Большинство приемов монтирования картин, известных нам до сих пор, может быть связано с этой трактовкой съемочного аппарата как наблюдателя. Необходимость, управляющая переносом взгляда, почти точно совпадает с закономерностью, управляющей правильным монтажным построением. Но нельзя сказать, чтобы это сравнение было исчерпывающим. Монтажное создание экранного образа может идти по разнообразным путям. В конце концов, именно в монтаже заключен кульминационный пункт творческой работы кинорежиссера. Именно по направлению отыскания новых приемов монтажного использования снятого материала и будет кинематограф завоевывать себе достойное место в ряду других больших искусств. Искусство кинематографа в настоящее время находится еще в периоде рождения. Такие приемы, как уподобление, сравнение, фигура, ставшие давно уже органическим достоянием существующих искусств, еще только нащупываются в кинематографе. Не могу не привести блестящего примера несомненно нового монтажного приема, употребленного Эйзенштейном в «Броненосце «Потемкин».

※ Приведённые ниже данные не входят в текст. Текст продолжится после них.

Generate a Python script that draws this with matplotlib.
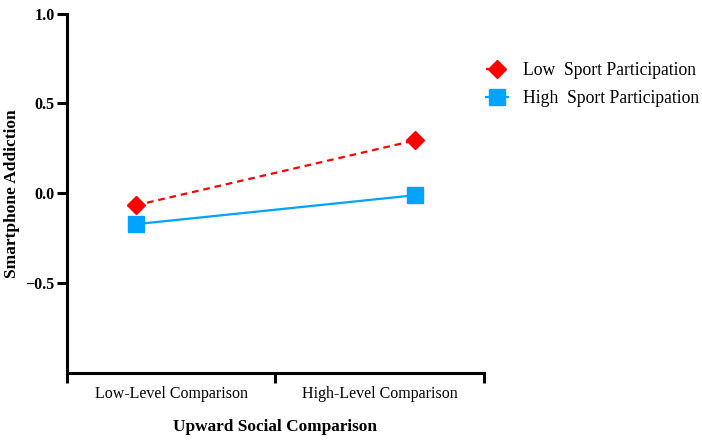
import matplotlib.pyplot as plt

plt.rcParams['font.family'] = ['Liberation Serif', 'DejaVu Serif']

categories = ['Low-Level Comparison', 'High-Level Comparison']
low_sport = [-0.067, 0.294]
high_sport = [-0.172, -0.011]
series_names = ['Low  Sport Participation', 'High  Sport Participation']

# where the points sit inside the 0..2 x range
x_pos = [0.33, 1.67]

fig = plt.figure(figsize=(7.02, 4.43), dpi=100)
ax = fig.add_axes([0.0954, 0.158, 0.5936, 0.8115])

ax.plot(x_pos, low_sport, color='#FF0000', ls=(0, (3, 2.2)), lw=1.6,
        marker='D', ms=9, label=series_names[0])
ax.plot(x_pos, high_sport, color='#00A3FF', ls='-', lw=1.6,
        marker='s', ms=11, label=series_names[1])

ax.set_xlim(0, 2)
ax.set_ylim(-1, 1)
ax.set_yticks([1.0, 0.5, 0.0, -0.5])
ax.set_yticklabels(['1.0', '0.5', '0.0', '\u22120.5'], fontweight='bold', fontsize=11.5)

ax.set_xticks([0, 1, 2])
ax.set_xticklabels([])
ax.set_xticks([0.5, 1.5], minor=True)
ax.set_xticklabels(categories, minor=True, fontsize=11.5)
ax.tick_params(axis='x', which='minor', length=0, pad=9)
ax.tick_params(axis='x', which='major', length=7, width=2.2)
ax.tick_params(axis='y', length=7, width=2.2, pad=2)

for s in ['top', 'right']:
    ax.spines[s].set_visible(False)
for s in ['left', 'bottom']:
    ax.spines[s].set_linewidth(2.2)

ax.set_xlabel('Upward Social Comparison', fontweight='bold', fontsize=12.4, labelpad=12.5)
ax.set_ylabel('Smartphone Addiction', fontweight='bold', fontsize=12.5, labelpad=4)

ax.legend(loc='upper left', bbox_to_anchor=(0.692, 0.859), bbox_transform=fig.transFigure,
          frameon=False, fontsize=12.7, handlelength=1.26, handletextpad=0.87,
          labelspacing=0.6, borderpad=0, borderaxespad=0)

fig.savefig('out.png', dpi=100)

Четвертая часть заканчивается выстрелом пушки мятежного броненосца но одесскому театру. Кажется, такой простой момент трактован Эйзенштейном исключительно интересно. Монтаж такой: 1. Надпись — «И мятежный броненосец на зверство палачей ответил снарядом по городу». 2. Показана медленно, угрожающе поворачивающаяся башня с орудием. 3. Надпись — «Цель — одесский театр». 4. Показана скульптурная группа на вершине здания театра. 5. Надпись — «По штабу генералов». 6. Выстрел из пушки. 7. В двух очень коротких кусках показан скульптурный амур па воротах здания. 8. Огромный взрыв, покачнувший ворота. 9. Три коротких куска: спящий каменный лев, каменный лев, открывший глаз, и каменный лев, поднявшийся на лапы. 10. Новый взрыв, разрушающий ворота.
Это монтажное построение, с трудом передаваемое словами, почти потрясающе впечатляет с экрана. Здесь режиссером употреблен смелый прием. У него поднялся и заревел каменный лев. Образ, как будто бы до сих пор мыслимый только в литературе, и появление его на экране является несомненным и многообещающим достижением. Интересно проследить, как все характерные элементы, специфически присущие кинематографическому изложению, сошлись в этом куске. Броненосец был снят в Одессе, львы — в Ливадии, ворота — кажется, в Москве. Элементы пространства реального выхвачены и слиты в единое экранное пространство. Из неподвижных, статических, разных львов создано никогда не существовавшее движение вскочившего экранного льва. Вместе с этим движением появилось и никогда не существовавшее в реальности время, которое неизбежно связано со всяким движением. Мятежный броненосец включен и сжат в одно жерло стреляющей пушки, а штаб генералов смотрит в лицо зрителю одной скульптурной группой на гребне своей крыши.
Бой между врагами от этого не только по теряет, но лишь выигрывает в своей остроте и яркости. Приведенный пример со львами, немыслимо, конечно, сблизить с аппаратом-наблюдателем. Здесь исключительный пример, открывающий несомненную будущую возможность в творчестве кинорежиссера. Здесь кинематограф переходит от натурализма, который ему несомненно до известной степени был присущ, к свободному образному изложению, независимому от требований элементарного правдоподобия.